New stablecoin and market abuse rules introduced

The FCA also finalized rules for stablecoin issuers, requiring them to maintain reserve backing, safeguard customer assets, honour redemption requests and provide clearer disclosures to users.

Following industry feedback, the regulator eased some proposals by removing redemption-forecasting requirements, allowing limited intragroup custody arrangements with safeguards, and permitting reserve pools to hold excess assets of up to 5%.

The framework also introduces market abuse rules targeting insider trading and market manipulation.
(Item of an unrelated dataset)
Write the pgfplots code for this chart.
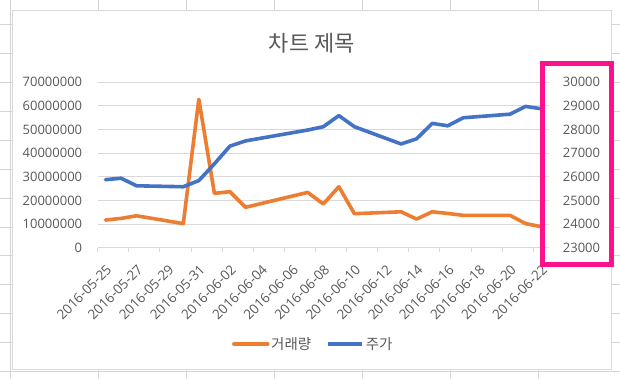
\documentclass[border=0pt]{standalone}
\usepackage{pgfplots}
\pgfplotsset{compat=1.18}
\usepackage{fontspec}
\setmainfont{Open Sans}
\newfontfamily\kr{Noto Sans CJK KR}
\definecolor{cOrange}{HTML}{ED7D31}
\definecolor{cBlue}{HTML}{4472C4}
\definecolor{cText}{HTML}{595959}
\definecolor{cGrid}{HTML}{D9D9D9}
\definecolor{cSheet}{HTML}{D4D4D4}
\definecolor{cPink}{RGB}{255,16,140}

\begin{document}
\begin{tikzpicture}[x=1pt,y=1pt]
\useasboundingbox (0,0) rectangle (620,378);
\fill[white] (0,0) rectangle (620,378);
% spreadsheet grid
\foreach \x in {10,98,186,274,362,450,538}
  \draw[cSheet, line width=1pt] (\x,0) -- (\x,378);
\foreach \y in {353.3,324.4,295.5,266.6,237.7,208.8,179.9,151,122.1,93.2,64.3,35.4,6.5}
  \draw[cSheet, line width=1pt] (0,\y) -- (620,\y);
% chart frame
\filldraw[fill=white, draw=cGrid, line width=1pt] (12,367) rectangle (611.7,8.7);
% title
\node[text=cText, font=\kr\fontsize{22}{26}\selectfont] at (311.7,334.7) {차트 제목};

\begin{axis}[
  at={(97.7pt,130.3pt)}, anchor=south west,
  scale only axis, width=451.2pt, height=165.4pt,
  xmin=0, xmax=29, ymin=0, ymax=70000000,
  axis x line*=bottom, axis y line*=left,
  y axis line style={draw=none},
  x axis line style={cGrid, line width=1pt},
  ytick={0,10000000,20000000,30000000,40000000,50000000,60000000,70000000},
  ymajorgrids, major grid style={cGrid, line width=1pt},
  scaled y ticks=false,
  /pgf/number format/assume math mode=true,
  yticklabel style={/pgf/number format/fixed, /pgf/number format/1000 sep={},
    anchor=east, inner sep=0pt, xshift=-15.4pt, text=cText,
    font=\fontsize{13}{13}\selectfont},
  major tick length=0pt,
  xtick={0.5,2.5,4.5,6.5,8.5,10.5,12.5,14.5,16.5,18.5,20.5,22.5,24.5,26.5,28.5},
  xticklabels={2016-05-25,2016-05-27,2016-05-29,2016-05-31,2016-06-02,2016-06-04,2016-06-06,2016-06-08,2016-06-10,2016-06-12,2016-06-14,2016-06-16,2016-06-18,2016-06-20,2016-06-22},
  minor xtick={0,2,4,6,8,10,12,14,16,18,20,22,24,26,28},
  minor tick length=4pt, tick align=outside,
  tick style={cGrid, line width=1pt},
  xticklabel style={rotate=45, anchor=north east, inner sep=0pt, text=cText,
    font=\fontsize{13.5}{13.5}\selectfont},
  xticklabel shift=16pt,
  legend style={at={(axis description cs:0.4772,-0.582)}, anchor=center,
    draw=none, fill=none, legend columns=2,
    font=\kr\fontsize{14.5}{15}\selectfont, text=cText,
    /tikz/every even column/.append style={column sep=14pt},
    nodes={inner sep=1.5pt}},
  legend image code/.code={\draw[#1] (0pt,0pt) -- (34pt,0pt);},
]
\addplot[cOrange, line width=3.6pt, line join=round, line cap=round] coordinates {
(0.5,11700000) (1.5,12400000) (2.5,13500000) (5.5,10200000) (6.5,62800000)
(7.5,23000000) (8.5,23700000) (9.5,17100000) (13.5,23400000) (14.5,18500000)
(15.5,25800000) (16.5,14400000) (19.5,15200000) (20.5,12100000) (21.5,15200000)
(22.5,14500000) (23.5,13700000) (26.5,13700000) (27.5,10200000) (28.5,8900000)};
\addlegendentry{거래량}
\addlegendimage{cBlue, line width=3.6pt}
\addlegendentry{주가}
\end{axis}

\begin{axis}[
  at={(97.7pt,130.3pt)}, anchor=south west,
  scale only axis, width=451.2pt, height=165.4pt,
  xmin=0, xmax=29, ymin=23000, ymax=30000,
  axis x line=none, axis y line*=right,
  y axis line style={draw=none},
  ytick={23000,24000,25000,26000,27000,28000,29000,30000},
  major tick length=0pt,
  scaled y ticks=false,
  /pgf/number format/assume math mode=true,
  yticklabel style={/pgf/number format/fixed, /pgf/number format/1000 sep={},
    anchor=west, inner sep=0pt, xshift=13.8pt, text=cText,
    font=\fontsize{13}{13}\selectfont},
]
\addplot[cBlue, line width=3.6pt, line join=round, line cap=round] coordinates {
(0.5,25880) (1.5,25940) (2.5,25620) (5.5,25580) (6.5,25840) (7.5,26550)
(8.5,27300) (9.5,27520) (13.5,27980) (14.5,28120) (15.5,28590) (16.5,28120)
(19.5,27390) (20.5,27610) (21.5,28260) (22.5,28160) (23.5,28500) (26.5,28650)
(27.5,28980) (28.5,28880)};
\end{axis}

\draw[cPink, line width=5pt] (542.5,314.8) rectangle (611.8,113.2);
\end{tikzpicture}
\end{document}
Large trading platforms will continue to use an industry-led monitoring approach, while the FCA has narrowed certain on-chain surveillance obligations and refined reporting requirements for inside information.

In addition, the prudential framework was adjusted by reducing the capital coefficient for stablecoin issuance to 1% from the previously proposed 2%.

When does the new regime take effect?

The FCA will open its authorization window from September 30, 2026, to February 28, 2027, giving firms time to secure approval before the rules become mandatory on October 25, 2027. Pre-application support meetings will also begin in July to help businesses prepare.

Until then, the FCA’s oversight of crypto firms will remain focused mainly on anti-money laundering compliance and financial promotions.

David Geale, the FCA’s Executive Director of Payments and Digital Finance, said the new framework provides greater regulatory certainty for the crypto industry while supporting responsible innovation. He added that consumers would benefit from stronger protections similar to those in traditional financial services, although crypto investments will continue to carry significant risks.